Only the lines starting at the one with "Output the Python" and ending at the one with "elev = [520, 760, 1300, 1820, 2040, 2380]" should be copied, exactly and with both ends kept.
═════ Source records
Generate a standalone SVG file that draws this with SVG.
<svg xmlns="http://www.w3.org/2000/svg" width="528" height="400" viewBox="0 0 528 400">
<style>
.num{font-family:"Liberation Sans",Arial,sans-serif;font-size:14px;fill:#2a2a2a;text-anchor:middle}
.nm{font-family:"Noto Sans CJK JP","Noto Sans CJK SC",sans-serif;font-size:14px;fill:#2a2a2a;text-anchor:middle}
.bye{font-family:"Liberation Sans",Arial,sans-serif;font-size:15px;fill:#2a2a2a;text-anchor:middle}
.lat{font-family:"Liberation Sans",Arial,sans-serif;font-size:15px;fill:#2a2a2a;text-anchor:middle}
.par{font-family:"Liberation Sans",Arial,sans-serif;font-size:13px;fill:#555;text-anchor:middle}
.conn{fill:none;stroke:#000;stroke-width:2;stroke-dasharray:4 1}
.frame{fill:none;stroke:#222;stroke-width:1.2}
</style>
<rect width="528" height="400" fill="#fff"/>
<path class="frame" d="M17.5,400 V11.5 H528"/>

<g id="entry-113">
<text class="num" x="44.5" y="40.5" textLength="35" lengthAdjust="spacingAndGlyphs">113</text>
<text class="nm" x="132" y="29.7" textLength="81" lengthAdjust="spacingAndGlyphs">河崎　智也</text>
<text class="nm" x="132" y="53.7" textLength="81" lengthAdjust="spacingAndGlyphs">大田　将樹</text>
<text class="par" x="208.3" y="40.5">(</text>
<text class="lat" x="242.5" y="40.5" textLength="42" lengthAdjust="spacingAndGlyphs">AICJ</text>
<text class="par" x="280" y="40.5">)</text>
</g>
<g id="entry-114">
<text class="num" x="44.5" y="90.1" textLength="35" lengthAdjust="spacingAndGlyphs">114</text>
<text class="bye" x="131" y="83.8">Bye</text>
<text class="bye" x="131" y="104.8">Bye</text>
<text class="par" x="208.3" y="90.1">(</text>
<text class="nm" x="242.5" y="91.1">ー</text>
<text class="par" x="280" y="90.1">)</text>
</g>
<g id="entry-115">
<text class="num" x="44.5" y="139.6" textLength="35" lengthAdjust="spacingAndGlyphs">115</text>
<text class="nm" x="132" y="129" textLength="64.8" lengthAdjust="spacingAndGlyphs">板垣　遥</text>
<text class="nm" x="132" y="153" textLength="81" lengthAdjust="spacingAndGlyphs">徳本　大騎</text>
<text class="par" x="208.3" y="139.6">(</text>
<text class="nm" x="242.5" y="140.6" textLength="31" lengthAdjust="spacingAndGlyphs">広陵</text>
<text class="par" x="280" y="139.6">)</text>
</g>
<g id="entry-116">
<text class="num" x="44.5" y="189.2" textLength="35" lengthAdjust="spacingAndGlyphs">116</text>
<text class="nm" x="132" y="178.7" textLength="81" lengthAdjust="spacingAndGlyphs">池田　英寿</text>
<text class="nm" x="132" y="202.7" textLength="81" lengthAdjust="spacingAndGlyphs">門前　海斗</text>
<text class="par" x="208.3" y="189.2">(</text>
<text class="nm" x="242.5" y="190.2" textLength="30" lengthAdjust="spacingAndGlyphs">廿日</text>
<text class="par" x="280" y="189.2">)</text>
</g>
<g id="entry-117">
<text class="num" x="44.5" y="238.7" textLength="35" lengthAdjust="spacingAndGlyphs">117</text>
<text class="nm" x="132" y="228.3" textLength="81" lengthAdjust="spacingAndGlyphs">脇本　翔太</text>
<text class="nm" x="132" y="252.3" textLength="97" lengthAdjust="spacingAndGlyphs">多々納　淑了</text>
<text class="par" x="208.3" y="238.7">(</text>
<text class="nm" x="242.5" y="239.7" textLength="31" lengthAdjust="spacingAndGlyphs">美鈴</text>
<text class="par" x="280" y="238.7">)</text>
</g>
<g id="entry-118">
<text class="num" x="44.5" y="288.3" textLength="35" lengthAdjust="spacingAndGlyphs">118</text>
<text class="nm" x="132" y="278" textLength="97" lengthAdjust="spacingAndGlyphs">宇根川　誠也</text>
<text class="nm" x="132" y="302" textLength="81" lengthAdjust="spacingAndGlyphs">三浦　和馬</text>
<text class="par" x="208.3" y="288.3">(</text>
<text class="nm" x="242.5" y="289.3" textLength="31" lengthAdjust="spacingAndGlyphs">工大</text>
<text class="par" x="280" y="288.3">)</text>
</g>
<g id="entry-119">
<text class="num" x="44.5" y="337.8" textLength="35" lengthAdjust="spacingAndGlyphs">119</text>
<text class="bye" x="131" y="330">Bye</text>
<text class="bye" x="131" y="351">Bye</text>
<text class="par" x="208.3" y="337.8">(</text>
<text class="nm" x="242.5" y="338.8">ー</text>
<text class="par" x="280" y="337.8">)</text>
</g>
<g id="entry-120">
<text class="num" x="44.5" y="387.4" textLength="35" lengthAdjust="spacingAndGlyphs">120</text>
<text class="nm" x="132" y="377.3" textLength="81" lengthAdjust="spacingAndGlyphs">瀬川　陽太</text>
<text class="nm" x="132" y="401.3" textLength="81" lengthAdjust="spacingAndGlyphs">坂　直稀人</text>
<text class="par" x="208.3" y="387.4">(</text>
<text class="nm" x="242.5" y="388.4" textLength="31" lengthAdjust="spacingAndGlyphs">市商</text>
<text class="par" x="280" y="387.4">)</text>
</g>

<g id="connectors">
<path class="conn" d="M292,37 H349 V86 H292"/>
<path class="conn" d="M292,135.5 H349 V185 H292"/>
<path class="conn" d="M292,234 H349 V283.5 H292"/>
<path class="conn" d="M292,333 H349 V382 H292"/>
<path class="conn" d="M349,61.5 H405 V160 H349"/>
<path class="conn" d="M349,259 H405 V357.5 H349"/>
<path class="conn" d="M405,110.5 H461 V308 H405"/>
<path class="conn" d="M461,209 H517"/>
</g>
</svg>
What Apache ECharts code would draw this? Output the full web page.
══════════
═════ Source records
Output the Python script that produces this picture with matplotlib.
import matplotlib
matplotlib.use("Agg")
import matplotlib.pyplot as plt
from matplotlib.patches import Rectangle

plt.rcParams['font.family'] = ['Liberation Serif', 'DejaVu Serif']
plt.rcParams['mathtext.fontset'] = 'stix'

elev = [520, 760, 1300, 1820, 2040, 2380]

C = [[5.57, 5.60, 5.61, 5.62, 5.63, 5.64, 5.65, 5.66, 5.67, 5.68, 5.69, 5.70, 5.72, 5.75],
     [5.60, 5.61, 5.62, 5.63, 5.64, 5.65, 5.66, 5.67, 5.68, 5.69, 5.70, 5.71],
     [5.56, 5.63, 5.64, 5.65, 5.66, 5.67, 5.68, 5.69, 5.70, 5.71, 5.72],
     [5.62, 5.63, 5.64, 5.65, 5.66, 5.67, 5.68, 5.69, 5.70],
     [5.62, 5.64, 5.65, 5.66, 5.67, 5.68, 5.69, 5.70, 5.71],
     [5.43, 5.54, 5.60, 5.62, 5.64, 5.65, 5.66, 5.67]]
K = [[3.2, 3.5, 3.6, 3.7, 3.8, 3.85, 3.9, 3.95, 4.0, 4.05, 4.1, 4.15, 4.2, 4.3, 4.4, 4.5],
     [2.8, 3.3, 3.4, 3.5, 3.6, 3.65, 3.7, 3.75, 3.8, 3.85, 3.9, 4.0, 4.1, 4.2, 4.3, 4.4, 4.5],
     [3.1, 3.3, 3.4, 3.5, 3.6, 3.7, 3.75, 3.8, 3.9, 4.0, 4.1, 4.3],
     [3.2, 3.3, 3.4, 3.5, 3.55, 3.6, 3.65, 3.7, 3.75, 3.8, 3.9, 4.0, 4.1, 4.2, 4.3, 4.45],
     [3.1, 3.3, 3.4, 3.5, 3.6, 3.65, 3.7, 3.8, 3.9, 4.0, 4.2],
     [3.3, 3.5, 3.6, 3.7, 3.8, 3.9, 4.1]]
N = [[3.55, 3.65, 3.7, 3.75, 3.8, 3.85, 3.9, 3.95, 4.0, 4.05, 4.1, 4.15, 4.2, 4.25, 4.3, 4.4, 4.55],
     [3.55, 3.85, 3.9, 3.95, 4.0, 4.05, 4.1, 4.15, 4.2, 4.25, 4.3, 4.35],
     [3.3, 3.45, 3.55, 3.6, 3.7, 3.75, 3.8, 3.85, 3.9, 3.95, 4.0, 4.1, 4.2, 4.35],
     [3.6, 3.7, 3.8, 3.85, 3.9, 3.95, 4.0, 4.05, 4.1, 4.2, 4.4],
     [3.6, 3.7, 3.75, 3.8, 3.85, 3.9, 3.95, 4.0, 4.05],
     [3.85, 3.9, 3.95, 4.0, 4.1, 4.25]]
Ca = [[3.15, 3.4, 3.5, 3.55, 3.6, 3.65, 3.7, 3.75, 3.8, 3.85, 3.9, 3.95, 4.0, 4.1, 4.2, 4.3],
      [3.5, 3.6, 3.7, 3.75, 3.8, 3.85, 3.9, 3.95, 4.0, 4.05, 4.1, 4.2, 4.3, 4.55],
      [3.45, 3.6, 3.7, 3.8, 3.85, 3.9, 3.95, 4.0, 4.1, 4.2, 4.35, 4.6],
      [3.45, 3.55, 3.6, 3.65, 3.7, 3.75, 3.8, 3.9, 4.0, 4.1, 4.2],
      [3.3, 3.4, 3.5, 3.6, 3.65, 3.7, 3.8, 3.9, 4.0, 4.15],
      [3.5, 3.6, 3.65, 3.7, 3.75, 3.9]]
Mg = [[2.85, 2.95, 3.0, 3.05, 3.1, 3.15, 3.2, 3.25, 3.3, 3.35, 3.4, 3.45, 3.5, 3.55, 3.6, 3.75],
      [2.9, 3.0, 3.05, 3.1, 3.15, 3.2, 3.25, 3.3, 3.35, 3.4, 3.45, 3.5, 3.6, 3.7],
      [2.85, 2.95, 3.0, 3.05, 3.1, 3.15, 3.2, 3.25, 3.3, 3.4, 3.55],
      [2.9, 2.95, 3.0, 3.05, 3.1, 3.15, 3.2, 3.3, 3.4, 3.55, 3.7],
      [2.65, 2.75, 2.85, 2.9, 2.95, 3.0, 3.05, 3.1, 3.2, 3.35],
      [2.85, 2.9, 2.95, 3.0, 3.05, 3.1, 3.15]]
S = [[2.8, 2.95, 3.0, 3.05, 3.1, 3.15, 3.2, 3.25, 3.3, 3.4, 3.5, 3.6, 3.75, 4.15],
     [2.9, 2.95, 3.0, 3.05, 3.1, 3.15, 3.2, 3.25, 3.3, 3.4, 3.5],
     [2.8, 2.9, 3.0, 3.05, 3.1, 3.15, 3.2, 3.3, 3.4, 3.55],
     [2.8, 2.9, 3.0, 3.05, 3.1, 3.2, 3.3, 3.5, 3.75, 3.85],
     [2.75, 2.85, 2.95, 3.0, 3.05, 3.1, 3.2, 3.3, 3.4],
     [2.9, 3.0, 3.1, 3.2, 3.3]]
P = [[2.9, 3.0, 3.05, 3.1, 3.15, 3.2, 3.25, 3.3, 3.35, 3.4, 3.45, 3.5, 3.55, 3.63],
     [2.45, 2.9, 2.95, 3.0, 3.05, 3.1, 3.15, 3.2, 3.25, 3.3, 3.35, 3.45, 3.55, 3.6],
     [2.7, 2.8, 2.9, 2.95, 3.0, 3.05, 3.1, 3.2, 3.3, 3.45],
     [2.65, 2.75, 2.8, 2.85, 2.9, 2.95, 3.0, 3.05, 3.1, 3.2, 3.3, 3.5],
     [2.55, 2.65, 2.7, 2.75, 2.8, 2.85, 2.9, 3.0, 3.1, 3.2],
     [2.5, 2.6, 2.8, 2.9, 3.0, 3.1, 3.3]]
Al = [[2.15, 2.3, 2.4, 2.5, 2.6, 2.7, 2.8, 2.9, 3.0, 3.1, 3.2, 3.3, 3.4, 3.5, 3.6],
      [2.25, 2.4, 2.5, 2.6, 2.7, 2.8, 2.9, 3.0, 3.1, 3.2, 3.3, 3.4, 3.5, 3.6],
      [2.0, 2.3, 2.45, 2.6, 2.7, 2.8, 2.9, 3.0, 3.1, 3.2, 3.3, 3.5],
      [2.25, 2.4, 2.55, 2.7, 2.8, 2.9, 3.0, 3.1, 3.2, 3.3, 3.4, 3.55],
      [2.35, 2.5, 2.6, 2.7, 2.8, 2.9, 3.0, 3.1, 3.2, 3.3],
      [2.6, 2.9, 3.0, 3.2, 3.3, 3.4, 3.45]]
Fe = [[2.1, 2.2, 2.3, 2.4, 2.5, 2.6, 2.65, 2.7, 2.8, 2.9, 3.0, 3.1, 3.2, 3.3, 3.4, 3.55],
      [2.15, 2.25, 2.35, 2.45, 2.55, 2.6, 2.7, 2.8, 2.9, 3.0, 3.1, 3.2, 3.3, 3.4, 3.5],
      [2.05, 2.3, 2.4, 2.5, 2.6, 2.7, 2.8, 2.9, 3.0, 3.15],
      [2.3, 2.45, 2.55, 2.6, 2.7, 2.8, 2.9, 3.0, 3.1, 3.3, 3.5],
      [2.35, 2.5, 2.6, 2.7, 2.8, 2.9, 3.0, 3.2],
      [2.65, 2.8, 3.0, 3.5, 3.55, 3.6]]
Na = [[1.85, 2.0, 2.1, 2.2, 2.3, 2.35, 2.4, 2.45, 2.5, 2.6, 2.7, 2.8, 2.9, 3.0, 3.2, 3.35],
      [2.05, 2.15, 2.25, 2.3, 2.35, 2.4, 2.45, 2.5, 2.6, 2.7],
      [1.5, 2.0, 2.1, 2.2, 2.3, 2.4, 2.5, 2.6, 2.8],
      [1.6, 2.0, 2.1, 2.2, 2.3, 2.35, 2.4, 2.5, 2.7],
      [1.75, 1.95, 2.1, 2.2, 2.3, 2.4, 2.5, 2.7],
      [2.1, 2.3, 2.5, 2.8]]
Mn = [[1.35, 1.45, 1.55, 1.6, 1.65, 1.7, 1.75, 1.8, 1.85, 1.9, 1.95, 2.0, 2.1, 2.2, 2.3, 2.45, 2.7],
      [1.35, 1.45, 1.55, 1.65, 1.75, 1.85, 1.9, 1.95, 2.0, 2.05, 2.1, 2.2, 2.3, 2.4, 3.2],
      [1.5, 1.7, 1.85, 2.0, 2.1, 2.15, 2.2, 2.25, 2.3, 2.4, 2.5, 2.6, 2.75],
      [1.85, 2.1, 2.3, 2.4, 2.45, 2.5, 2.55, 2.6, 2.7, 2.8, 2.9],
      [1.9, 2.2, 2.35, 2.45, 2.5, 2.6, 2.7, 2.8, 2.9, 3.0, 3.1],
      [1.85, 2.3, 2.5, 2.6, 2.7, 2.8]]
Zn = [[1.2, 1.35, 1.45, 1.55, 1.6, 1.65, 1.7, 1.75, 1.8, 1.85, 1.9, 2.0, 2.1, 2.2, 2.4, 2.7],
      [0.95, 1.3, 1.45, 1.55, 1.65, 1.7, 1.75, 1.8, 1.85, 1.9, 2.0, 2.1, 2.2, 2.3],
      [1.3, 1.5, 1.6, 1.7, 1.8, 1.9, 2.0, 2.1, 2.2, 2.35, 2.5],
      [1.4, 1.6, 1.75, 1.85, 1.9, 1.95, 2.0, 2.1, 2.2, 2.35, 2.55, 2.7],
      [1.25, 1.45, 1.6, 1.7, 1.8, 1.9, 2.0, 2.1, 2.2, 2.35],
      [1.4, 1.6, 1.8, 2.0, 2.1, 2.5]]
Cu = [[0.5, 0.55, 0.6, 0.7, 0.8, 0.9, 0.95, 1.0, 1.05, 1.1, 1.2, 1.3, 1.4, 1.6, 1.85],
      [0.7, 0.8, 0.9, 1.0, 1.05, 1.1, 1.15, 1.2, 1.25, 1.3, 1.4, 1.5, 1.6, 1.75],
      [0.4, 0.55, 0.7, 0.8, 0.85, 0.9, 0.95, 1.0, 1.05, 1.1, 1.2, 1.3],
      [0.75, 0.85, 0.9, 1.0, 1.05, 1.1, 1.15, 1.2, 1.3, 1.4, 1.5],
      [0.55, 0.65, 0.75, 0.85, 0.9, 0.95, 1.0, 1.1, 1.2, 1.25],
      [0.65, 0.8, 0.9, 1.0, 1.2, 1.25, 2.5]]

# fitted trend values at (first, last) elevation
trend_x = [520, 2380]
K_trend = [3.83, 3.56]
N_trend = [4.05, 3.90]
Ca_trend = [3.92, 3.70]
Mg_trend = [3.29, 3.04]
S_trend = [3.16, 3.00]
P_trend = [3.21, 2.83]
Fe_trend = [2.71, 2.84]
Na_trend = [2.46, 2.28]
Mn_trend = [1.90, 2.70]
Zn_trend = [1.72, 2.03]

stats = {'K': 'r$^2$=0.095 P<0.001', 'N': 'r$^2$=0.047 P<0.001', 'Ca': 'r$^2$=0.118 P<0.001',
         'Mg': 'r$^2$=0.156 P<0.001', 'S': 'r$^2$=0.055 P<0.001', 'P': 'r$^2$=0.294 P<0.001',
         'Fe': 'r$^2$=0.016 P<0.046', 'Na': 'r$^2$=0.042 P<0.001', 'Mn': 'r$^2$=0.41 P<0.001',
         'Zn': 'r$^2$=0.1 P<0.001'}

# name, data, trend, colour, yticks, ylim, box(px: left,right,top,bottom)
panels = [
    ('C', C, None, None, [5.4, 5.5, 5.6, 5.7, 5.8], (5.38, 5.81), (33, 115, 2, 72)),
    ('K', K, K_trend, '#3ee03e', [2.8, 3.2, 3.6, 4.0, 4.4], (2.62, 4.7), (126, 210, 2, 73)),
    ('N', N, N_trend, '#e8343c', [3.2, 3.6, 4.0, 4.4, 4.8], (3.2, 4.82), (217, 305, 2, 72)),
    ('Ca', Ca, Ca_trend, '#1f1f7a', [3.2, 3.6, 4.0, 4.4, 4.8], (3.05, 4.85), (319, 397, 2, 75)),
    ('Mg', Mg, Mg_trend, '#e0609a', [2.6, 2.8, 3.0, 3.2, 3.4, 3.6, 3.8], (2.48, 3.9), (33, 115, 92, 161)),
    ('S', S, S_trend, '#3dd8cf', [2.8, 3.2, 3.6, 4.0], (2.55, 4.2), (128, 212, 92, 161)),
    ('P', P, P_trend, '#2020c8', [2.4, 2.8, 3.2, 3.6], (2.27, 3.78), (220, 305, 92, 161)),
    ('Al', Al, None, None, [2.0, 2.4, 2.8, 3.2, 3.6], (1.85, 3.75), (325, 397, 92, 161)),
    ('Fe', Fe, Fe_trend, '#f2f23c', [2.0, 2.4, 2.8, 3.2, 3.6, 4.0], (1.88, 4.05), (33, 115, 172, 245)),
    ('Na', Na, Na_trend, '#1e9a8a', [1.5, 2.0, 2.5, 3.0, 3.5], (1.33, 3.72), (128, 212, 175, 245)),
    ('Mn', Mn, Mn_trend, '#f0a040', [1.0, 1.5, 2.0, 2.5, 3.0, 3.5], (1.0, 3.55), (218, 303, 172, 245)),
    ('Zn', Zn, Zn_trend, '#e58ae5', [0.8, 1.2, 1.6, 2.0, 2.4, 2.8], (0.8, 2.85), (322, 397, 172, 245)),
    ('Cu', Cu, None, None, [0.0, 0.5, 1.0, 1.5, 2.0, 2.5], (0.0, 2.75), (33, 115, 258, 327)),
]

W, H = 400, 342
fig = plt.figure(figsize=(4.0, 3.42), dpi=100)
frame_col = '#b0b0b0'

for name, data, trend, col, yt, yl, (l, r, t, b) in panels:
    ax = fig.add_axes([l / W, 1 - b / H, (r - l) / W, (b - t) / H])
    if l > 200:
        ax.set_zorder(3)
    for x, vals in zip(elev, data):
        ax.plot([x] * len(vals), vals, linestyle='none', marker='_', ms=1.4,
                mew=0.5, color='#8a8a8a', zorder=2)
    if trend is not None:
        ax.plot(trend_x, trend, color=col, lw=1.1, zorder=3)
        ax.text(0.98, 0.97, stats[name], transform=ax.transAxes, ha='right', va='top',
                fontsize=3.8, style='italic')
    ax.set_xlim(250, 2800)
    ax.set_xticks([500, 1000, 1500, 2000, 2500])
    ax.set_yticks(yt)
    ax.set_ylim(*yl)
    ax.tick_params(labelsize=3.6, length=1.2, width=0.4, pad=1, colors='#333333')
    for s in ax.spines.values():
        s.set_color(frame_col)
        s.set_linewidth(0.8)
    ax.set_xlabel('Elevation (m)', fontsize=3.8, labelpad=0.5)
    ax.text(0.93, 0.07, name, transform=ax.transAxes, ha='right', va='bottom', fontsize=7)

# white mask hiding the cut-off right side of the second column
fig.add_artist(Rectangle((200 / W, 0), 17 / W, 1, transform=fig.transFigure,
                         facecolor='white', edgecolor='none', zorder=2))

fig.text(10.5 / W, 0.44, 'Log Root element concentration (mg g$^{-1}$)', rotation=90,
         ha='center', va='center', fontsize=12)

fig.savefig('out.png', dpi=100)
══════════
═════ Source records
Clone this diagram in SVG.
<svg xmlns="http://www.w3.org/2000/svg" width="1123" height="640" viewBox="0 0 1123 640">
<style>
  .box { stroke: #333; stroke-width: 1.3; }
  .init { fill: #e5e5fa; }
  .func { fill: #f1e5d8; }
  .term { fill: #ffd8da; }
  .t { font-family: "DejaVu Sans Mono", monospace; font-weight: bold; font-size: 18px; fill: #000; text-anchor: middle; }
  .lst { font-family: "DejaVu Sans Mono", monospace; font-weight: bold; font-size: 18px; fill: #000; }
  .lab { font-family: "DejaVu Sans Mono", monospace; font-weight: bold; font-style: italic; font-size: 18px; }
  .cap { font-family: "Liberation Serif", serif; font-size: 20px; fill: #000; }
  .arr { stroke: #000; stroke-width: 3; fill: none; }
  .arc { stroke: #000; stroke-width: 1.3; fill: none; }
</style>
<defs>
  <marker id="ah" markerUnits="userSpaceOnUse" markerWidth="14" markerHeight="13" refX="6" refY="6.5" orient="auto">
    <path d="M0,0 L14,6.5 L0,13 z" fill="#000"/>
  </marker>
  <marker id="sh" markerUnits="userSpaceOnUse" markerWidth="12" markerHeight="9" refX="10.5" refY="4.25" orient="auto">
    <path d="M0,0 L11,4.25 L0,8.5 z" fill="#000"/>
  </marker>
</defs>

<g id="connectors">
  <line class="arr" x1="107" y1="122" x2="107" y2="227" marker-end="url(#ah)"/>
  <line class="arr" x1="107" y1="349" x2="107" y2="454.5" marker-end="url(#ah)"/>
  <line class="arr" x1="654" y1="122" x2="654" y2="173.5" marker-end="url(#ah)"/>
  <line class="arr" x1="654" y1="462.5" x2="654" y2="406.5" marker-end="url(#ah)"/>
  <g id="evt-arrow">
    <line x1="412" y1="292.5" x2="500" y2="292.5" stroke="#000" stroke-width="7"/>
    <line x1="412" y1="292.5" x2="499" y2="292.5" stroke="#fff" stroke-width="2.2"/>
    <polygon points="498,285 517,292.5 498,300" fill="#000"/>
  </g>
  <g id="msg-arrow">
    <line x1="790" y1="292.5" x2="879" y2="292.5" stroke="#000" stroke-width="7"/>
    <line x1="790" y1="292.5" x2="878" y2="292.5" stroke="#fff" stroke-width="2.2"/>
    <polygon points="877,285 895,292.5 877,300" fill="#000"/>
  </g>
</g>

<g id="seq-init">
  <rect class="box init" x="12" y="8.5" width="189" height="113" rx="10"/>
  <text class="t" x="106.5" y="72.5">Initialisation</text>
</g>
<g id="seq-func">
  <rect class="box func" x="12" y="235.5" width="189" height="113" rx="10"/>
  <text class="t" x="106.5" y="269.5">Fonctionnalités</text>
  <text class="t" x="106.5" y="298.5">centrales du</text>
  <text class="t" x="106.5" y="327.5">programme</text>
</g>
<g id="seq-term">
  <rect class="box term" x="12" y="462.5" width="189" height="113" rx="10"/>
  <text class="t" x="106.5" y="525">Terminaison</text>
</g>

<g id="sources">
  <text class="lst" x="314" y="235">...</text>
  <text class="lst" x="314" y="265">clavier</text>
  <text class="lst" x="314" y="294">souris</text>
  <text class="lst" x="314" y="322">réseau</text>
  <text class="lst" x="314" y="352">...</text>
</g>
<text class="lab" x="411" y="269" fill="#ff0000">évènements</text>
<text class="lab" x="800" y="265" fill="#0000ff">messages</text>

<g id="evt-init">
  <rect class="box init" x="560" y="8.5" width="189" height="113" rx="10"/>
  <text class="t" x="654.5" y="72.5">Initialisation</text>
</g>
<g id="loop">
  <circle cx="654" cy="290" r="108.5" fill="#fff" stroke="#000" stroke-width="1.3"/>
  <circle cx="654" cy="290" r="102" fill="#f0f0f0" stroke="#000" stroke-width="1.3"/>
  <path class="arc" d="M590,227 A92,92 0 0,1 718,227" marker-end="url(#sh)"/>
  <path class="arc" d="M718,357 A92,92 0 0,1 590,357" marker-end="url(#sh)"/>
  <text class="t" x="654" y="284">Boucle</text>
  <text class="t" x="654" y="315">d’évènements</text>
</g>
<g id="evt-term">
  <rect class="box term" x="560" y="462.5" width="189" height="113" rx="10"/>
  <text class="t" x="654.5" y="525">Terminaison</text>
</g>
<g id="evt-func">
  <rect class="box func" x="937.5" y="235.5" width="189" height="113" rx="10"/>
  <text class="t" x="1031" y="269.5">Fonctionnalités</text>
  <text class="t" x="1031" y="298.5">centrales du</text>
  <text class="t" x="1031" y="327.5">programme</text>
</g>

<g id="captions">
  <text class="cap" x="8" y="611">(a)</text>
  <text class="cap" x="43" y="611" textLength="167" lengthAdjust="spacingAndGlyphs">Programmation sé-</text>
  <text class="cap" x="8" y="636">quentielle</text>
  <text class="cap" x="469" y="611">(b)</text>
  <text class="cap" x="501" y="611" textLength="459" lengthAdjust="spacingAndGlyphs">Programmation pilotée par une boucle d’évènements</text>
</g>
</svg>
══════════
- _Answer in full_:
Output the Python script that produces this picture with matplotlib.
import matplotlib
matplotlib.use("Agg")
import matplotlib.pyplot as plt
from matplotlib.patches import Rectangle

plt.rcParams['font.family'] = ['Liberation Serif', 'DejaVu Serif']
plt.rcParams['mathtext.fontset'] = 'stix'

elev = [520, 760, 1300, 1820, 2040, 2380]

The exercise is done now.